I wasn’t a good gardener. After the ground was turned and the garden planted, we pretty well left it alone, and it grew. That’s what things do in Minnesota. Long days of sunlight, pleasant summers and occasional rain. Things just grow.

But, the same conditions that cultivate vegetables also stimulate weeds. By harvest, we had a wonderful crop of both. Our whole family would visit the garden like children on an Easter egg hunt. Searching among the weeds we celebrated the discovery of tomatoes, squash, cabbages and a “great pumpkin.”

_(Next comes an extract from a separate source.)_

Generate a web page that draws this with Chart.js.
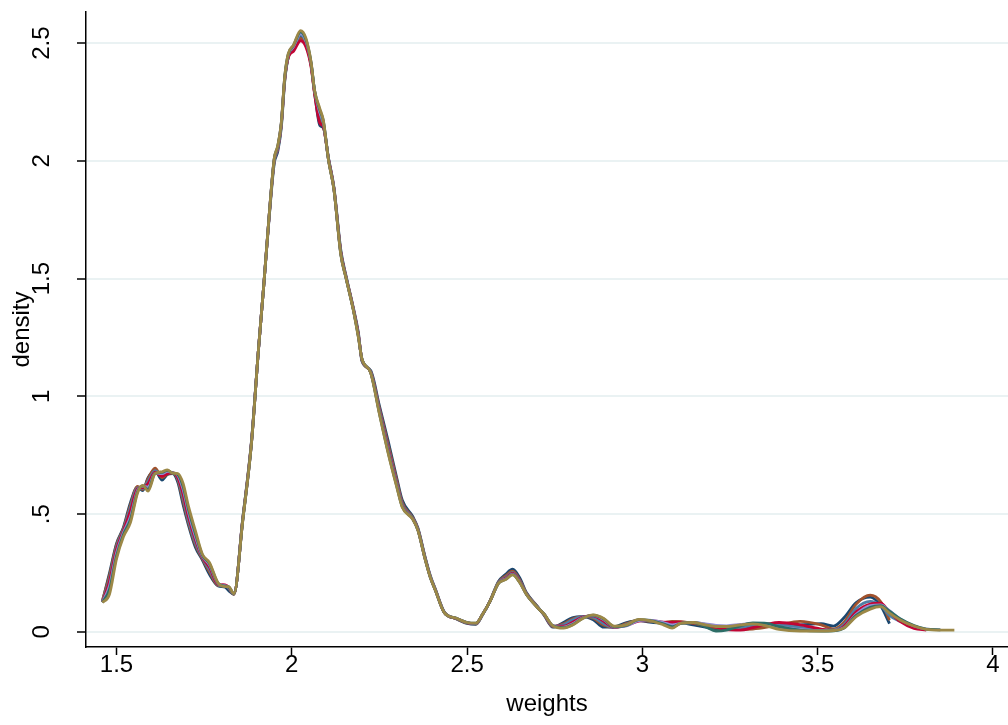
<!DOCTYPE html>
<html>
<head>
<meta charset="utf-8">
<title>density of weights</title>
<script src="https://cdn.jsdelivr.net/npm/chart.js@4.4.1/dist/chart.umd.min.js"></script>
<style>
  html, body { margin: 0; padding: 0; background: #fff; }
  #wrap { width: 1008px; height: 725px; position: relative; }
</style>
</head>
<body>
<div id="wrap"><canvas id="densityChart"></canvas></div>
<script>
// ── DATA ──────────────────────────────────────────────────────
// common evaluation grid (weights)
const weightGrid = [
  1.46, 1.48, 1.50, 1.52, 1.54, 1.56, 1.575, 1.59, 1.61, 1.63,
  1.645, 1.66, 1.675, 1.69, 1.705, 1.725, 1.745, 1.765, 1.79, 1.81,
  1.82, 1.835, 1.86, 1.885, 1.905, 1.92, 1.935, 1.95, 1.96, 1.97,
  1.98, 1.99, 2.005, 2.025, 2.04, 2.055, 2.065, 2.08, 2.09, 2.105,
  2.12, 2.14, 2.155, 2.175, 2.19, 2.20, 2.225, 2.25, 2.275, 2.30,
  2.315, 2.345, 2.36, 2.38, 2.395, 2.41, 2.435, 2.47, 2.50, 2.525,
  2.545, 2.565, 2.59, 2.61, 2.63, 2.65, 2.67, 2.70, 2.72, 2.745,
  2.775, 2.80, 2.83, 2.86, 2.89, 2.92, 2.955, 2.99, 3.02, 3.06,
  3.085, 3.11, 3.145, 3.18, 3.21, 3.24, 3.28, 3.315, 3.355, 3.39,
  3.45, 3.51, 3.545, 3.575, 3.61, 3.65, 3.68, 3.705, 3.735, 3.775,
  3.81, 3.85, 3.89
];

const densNavy = [
  0.130, 0.250, 0.375, 0.445, 0.550, 0.615, 0.600, 0.655, 0.685, 0.645,
  0.668, 0.672, 0.635, 0.540, 0.455, 0.360, 0.305, 0.245, 0.195, 0.190,
  0.175, 0.160, 0.480, 0.810, 1.200, 1.470, 1.750, 1.990, 2.040, 2.140,
  2.340, 2.440, 2.475, 2.530, 2.500, 2.410, 2.290, 2.150, 2.140, 2.010,
  1.890, 1.620, 1.510, 1.380, 1.270, 1.150, 1.110, 0.960, 0.810, 0.650,
  0.560, 0.490, 0.440, 0.320, 0.240, 0.180, 0.085, 0.055, 0.036, 0.032,
  0.075, 0.130, 0.215, 0.245, 0.266, 0.230, 0.165, 0.110, 0.070, 0.020,
  0.040, 0.060, 0.065, 0.052, 0.020, 0.022, 0.040, 0.048, 0.042, 0.038,
  0.042, 0.040, 0.030, 0.020, 0.012, 0.010, 0.018, 0.025, 0.030, 0.028,
  0.030, 0.035, 0.025, 0.060, 0.125, 0.148, 0.110, 0.035, null, null,
  null, null, null
];

const densSienna = [
  0.135, 0.240, 0.370, 0.440, 0.540, 0.618, 0.605, 0.650, 0.695, 0.655,
  0.670, 0.675, 0.645, 0.555, 0.465, 0.370, 0.310, 0.255, 0.197, 0.198,
  0.185, 0.160, 0.478, 0.808, 1.200, 1.470, 1.755, 2.000, 2.050, 2.150,
  2.345, 2.440, 2.470, 2.520, 2.495, 2.405, 2.290, 2.180, 2.150, 2.005,
  1.885, 1.610, 1.505, 1.375, 1.262, 1.155, 1.105, 0.950, 0.795, 0.640,
  0.550, 0.485, 0.436, 0.316, 0.236, 0.178, 0.083, 0.056, 0.038, 0.034,
  0.076, 0.130, 0.212, 0.238, 0.258, 0.222, 0.162, 0.108, 0.072, 0.022,
  0.035, 0.055, 0.066, 0.058, 0.028, 0.018, 0.036, 0.050, 0.045, 0.040,
  0.045, 0.044, 0.036, 0.026, 0.018, 0.012, 0.010, 0.012, 0.020, 0.030,
  0.045, 0.030, 0.012, 0.040, 0.118, 0.156, 0.128, 0.050, null, null,
  null, null, null
];

const densBlue = [
  0.128, 0.225, 0.360, 0.435, 0.530, 0.612, 0.608, 0.640, 0.685, 0.665,
  0.675, 0.676, 0.650, 0.570, 0.475, 0.380, 0.315, 0.265, 0.200, 0.196,
  0.188, 0.162, 0.476, 0.805, 1.200, 1.470, 1.758, 2.000, 2.050, 2.152,
  2.350, 2.445, 2.480, 2.535, 2.505, 2.412, 2.295, 2.195, 2.160, 2.003,
  1.883, 1.605, 1.503, 1.373, 1.258, 1.158, 1.103, 0.942, 0.783, 0.630,
  0.542, 0.482, 0.434, 0.314, 0.235, 0.177, 0.083, 0.057, 0.039, 0.035,
  0.076, 0.129, 0.210, 0.232, 0.252, 0.218, 0.160, 0.107, 0.074, 0.024,
  0.030, 0.050, 0.066, 0.062, 0.035, 0.018, 0.032, 0.050, 0.047, 0.036,
  0.032, 0.040, 0.040, 0.032, 0.022, 0.015, 0.018, 0.028, 0.034, 0.032,
  0.020, 0.010, 0.008, 0.030, 0.100, 0.130, 0.112, 0.070, 0.045, 0.020,
  0.010, null, null
];

const densRed = [
  0.126, 0.215, 0.350, 0.430, 0.515, 0.608, 0.612, 0.630, 0.678, 0.660,
  0.672, 0.675, 0.655, 0.585, 0.490, 0.392, 0.318, 0.275, 0.202, 0.200,
  0.190, 0.162, 0.474, 0.803, 1.200, 1.470, 1.759, 2.005, 2.055, 2.155,
  2.350, 2.440, 2.465, 2.510, 2.485, 2.400, 2.285, 2.160, 2.145, 2.005,
  1.885, 1.608, 1.505, 1.375, 1.260, 1.158, 1.103, 0.938, 0.776, 0.625,
  0.538, 0.481, 0.433, 0.313, 0.234, 0.176, 0.082, 0.057, 0.039, 0.036,
  0.077, 0.129, 0.209, 0.228, 0.248, 0.215, 0.159, 0.106, 0.074, 0.025,
  0.024, 0.040, 0.063, 0.068, 0.045, 0.020, 0.028, 0.046, 0.048, 0.042,
  0.040, 0.042, 0.038, 0.030, 0.020, 0.010, 0.008, 0.018, 0.032, 0.040,
  0.030, 0.012, 0.006, 0.024, 0.085, 0.118, 0.122, 0.085, 0.045, 0.015,
  0.008, null, null
];

const densLavender = [
  0.126, 0.195, 0.335, 0.422, 0.490, 0.600, 0.618, 0.615, 0.674, 0.672,
  0.682, 0.675, 0.665, 0.605, 0.510, 0.405, 0.322, 0.285, 0.205, 0.196,
  0.190, 0.162, 0.472, 0.802, 1.200, 1.470, 1.760, 2.008, 2.060, 2.158,
  2.355, 2.450, 2.485, 2.540, 2.510, 2.415, 2.298, 2.205, 2.165, 2.002,
  1.882, 1.603, 1.502, 1.372, 1.255, 1.160, 1.102, 0.932, 0.768, 0.620,
  0.535, 0.480, 0.432, 0.312, 0.233, 0.176, 0.082, 0.058, 0.040, 0.036,
  0.077, 0.129, 0.208, 0.225, 0.245, 0.212, 0.158, 0.106, 0.075, 0.026,
  0.020, 0.034, 0.060, 0.070, 0.052, 0.022, 0.026, 0.048, 0.050, 0.040,
  0.030, 0.036, 0.040, 0.034, 0.028, 0.026, 0.032, 0.036, 0.030, 0.020,
  0.010, 0.006, 0.006, 0.018, 0.075, 0.112, 0.115, 0.090, 0.055, 0.025,
  0.012, 0.009, null
];

const densEmerald = [
  0.125, 0.180, 0.322, 0.414, 0.478, 0.595, 0.620, 0.605, 0.673, 0.677,
  0.686, 0.674, 0.668, 0.618, 0.522, 0.418, 0.326, 0.290, 0.206, 0.194,
  0.191, 0.162, 0.471, 0.801, 1.200, 1.470, 1.760, 2.009, 2.062, 2.159,
  2.358, 2.453, 2.490, 2.548, 2.516, 2.418, 2.299, 2.215, 2.170, 2.001,
  1.881, 1.602, 1.501, 1.371, 1.252, 1.160, 1.101, 0.928, 0.762, 0.615,
  0.532, 0.479, 0.431, 0.311, 0.232, 0.175, 0.082, 0.058, 0.040, 0.037,
  0.077, 0.129, 0.207, 0.223, 0.243, 0.211, 0.158, 0.105, 0.075, 0.026,
  0.018, 0.030, 0.058, 0.071, 0.055, 0.023, 0.028, 0.052, 0.049, 0.034,
  0.022, 0.036, 0.040, 0.022, 0.004, 0.008, 0.026, 0.038, 0.036, 0.022,
  0.008, 0.004, 0.005, 0.016, 0.070, 0.105, 0.112, 0.088, 0.056, 0.027,
  0.012, 0.009, null
];

const densKhaki = [
  0.125, 0.160, 0.310, 0.405, 0.465, 0.590, 0.622, 0.598, 0.672, 0.680,
  0.688, 0.674, 0.672, 0.630, 0.535, 0.430, 0.330, 0.295, 0.207, 0.192,
  0.192, 0.162, 0.470, 0.800, 1.200, 1.470, 1.760, 2.010, 2.065, 2.160,
  2.360, 2.455, 2.492, 2.553, 2.522, 2.420, 2.300, 2.222, 2.172, 2.000,
  1.880, 1.600, 1.500, 1.370, 1.250, 1.160, 1.100, 0.925, 0.758, 0.612,
  0.530, 0.478, 0.430, 0.310, 0.232, 0.175, 0.082, 0.058, 0.040, 0.037,
  0.077, 0.129, 0.207, 0.222, 0.242, 0.210, 0.158, 0.105, 0.075, 0.026,
  0.016, 0.028, 0.057, 0.072, 0.057, 0.024, 0.030, 0.053, 0.048, 0.030,
  0.016, 0.037, 0.040, 0.030, 0.023, 0.023, 0.030, 0.034, 0.025, 0.011,
  0.004, 0.004, 0.006, 0.016, 0.065, 0.097, 0.107, 0.080, 0.051, 0.025,
  0.011, 0.008, 0.008
];

// drawn bottom → top
const seriesValues = [densNavy, densSienna, densBlue, densRed, densLavender, densEmerald, densKhaki];
const seriesColors = ['#1a476f', '#a0522d', '#4f7fa6', '#c10534', '#938dd2', '#2d6d66', '#9c8847'];

const xTicks = [1.5, 2, 2.5, 3, 3.5, 4];
const xTickLabels = ['1.5', '2', '2.5', '3', '3.5', '4'];
const yTicks = [0, 0.5, 1, 1.5, 2, 2.5];
const yTickLabels = ['0', '.5', '1', '1.5', '2', '2.5'];

const FONT = "'Liberation Sans', Arial, Helvetica, sans-serif";
const FONT_SIZE = 24;

// ── ROTATED Y TICK LABELS (Stata style) ───────────────────────
const yLabelPlugin = {
  id: 'yLabels',
  afterDraw(chart) {
    const ctx = chart.ctx;
    const y = chart.scales.y;
    ctx.save();
    ctx.fillStyle = '#000';
    ctx.font = FONT_SIZE + 'px ' + FONT;
    ctx.textAlign = 'center';
    ctx.textBaseline = 'middle';
    yTicks.forEach((v, i) => {
      ctx.save();
      ctx.translate(42, y.getPixelForValue(v));
      ctx.rotate(-Math.PI / 2);
      ctx.fillText(yTickLabels[i], 0, 0);
      ctx.restore();
    });
    ctx.restore();
  }
};

// ── CHART ─────────────────────────────────────────────────────
const ctx = document.getElementById('densityChart').getContext('2d');
new Chart(ctx, {
  type: 'line',
  data: {
    datasets: seriesValues.map((vals, i) => ({
      label: 'series ' + (i + 1),
      data: weightGrid.map((w, j) => ({ x: w, y: vals[j] })),
      borderColor: seriesColors[i],
      borderWidth: 2.8,
      pointRadius: 0,
      fill: false,
      tension: 0.3,
      cubicInterpolationMode: 'monotone',
      spanGaps: false,
      order: seriesValues.length - i,
    })),
  },
  options: {
    responsive: true,
    maintainAspectRatio: false,
    animation: false,
    layout: { padding: { top: 12, left: 0, right: 0, bottom: 0 } },
    plugins: { legend: { display: false }, tooltip: { enabled: false } },
    scales: {
      x: {
        type: 'linear',
        min: 1.413, max: 4.043,
        afterBuildTicks: s => { s.ticks = xTicks.map(v => ({ value: v })); },
        afterFit: s => { s.height = 78; },
        grid: { drawOnChartArea: false, drawTicks: true, tickLength: 8, tickColor: '#000', tickWidth: 1.5 },
        border: { color: '#000', width: 1.5 },
        ticks: {
          color: '#000', padding: -4, maxRotation: 0, autoSkip: false,
          font: { size: FONT_SIZE, family: FONT },
          callback: (v) => xTickLabels[xTicks.indexOf(v)] ?? '',
        },
        title: { display: true, text: 'weights', color: '#000', font: { size: FONT_SIZE, family: FONT }, padding: { top: 0, bottom: 6 } },
      },
      y: {
        type: 'linear',
        min: -0.064, max: 2.632,
        afterBuildTicks: s => { s.ticks = yTicks.map(v => ({ value: v })); },
        afterFit: s => { s.width = 86; },
        grid: { color: '#eaf2f3', lineWidth: 2, drawTicks: true, tickLength: 9, tickColor: '#000', tickWidth: 1.5 },
        border: { color: '#000', width: 1.5 },
        ticks: { display: false },
        title: { display: true, text: 'density', color: '#000', font: { size: FONT_SIZE, family: FONT }, padding: { top: 8, bottom: 0 } },
      },
    },
  },
  plugins: [yLabelPlugin],
});
</script>
</body>
</html>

Jesus used a similar image to help us understand the mystery of good and evil in the world: “The kingdom of heaven is like a man who sowed good seed in his field. But while everyone was sleeping, his enemy came and sowed weeds among the wheat, and went away. When the wheat sprouted and formed heads, then the weeds also appeared. The owner’s servants came to him and said, ‘Sir, didn’t you sow good seed in your field? Where then did the weeds come from?’ ‘An enemy did this,’ he replied. The servants asked him, ‘Do you want us to go and pull them up?’ ‘No,’ he answered ‘because while you are pulling the weeds you may uproot the wheat with them. Let both grow together until the harvest. At that time I will tell the harvesters: First collect the weeds and tie them in bundles to be burned; then gather the wheat and bring it into the barn.’” (Matthew 13:24-29).

The world is kind of like our garden in Minnesota. Evil flourishes in the world, like the weeds. It dominates the news and grabs the headlines. But hiding among the weeds are the vegetables, those things that are good, righteous, wholesome and healthy.

In every situation where it appears that evil will triumph, we find, hidden beneath the headlines, acts that are heroic and sacrificial, acts of forgiveness, kindness, goodness and faith.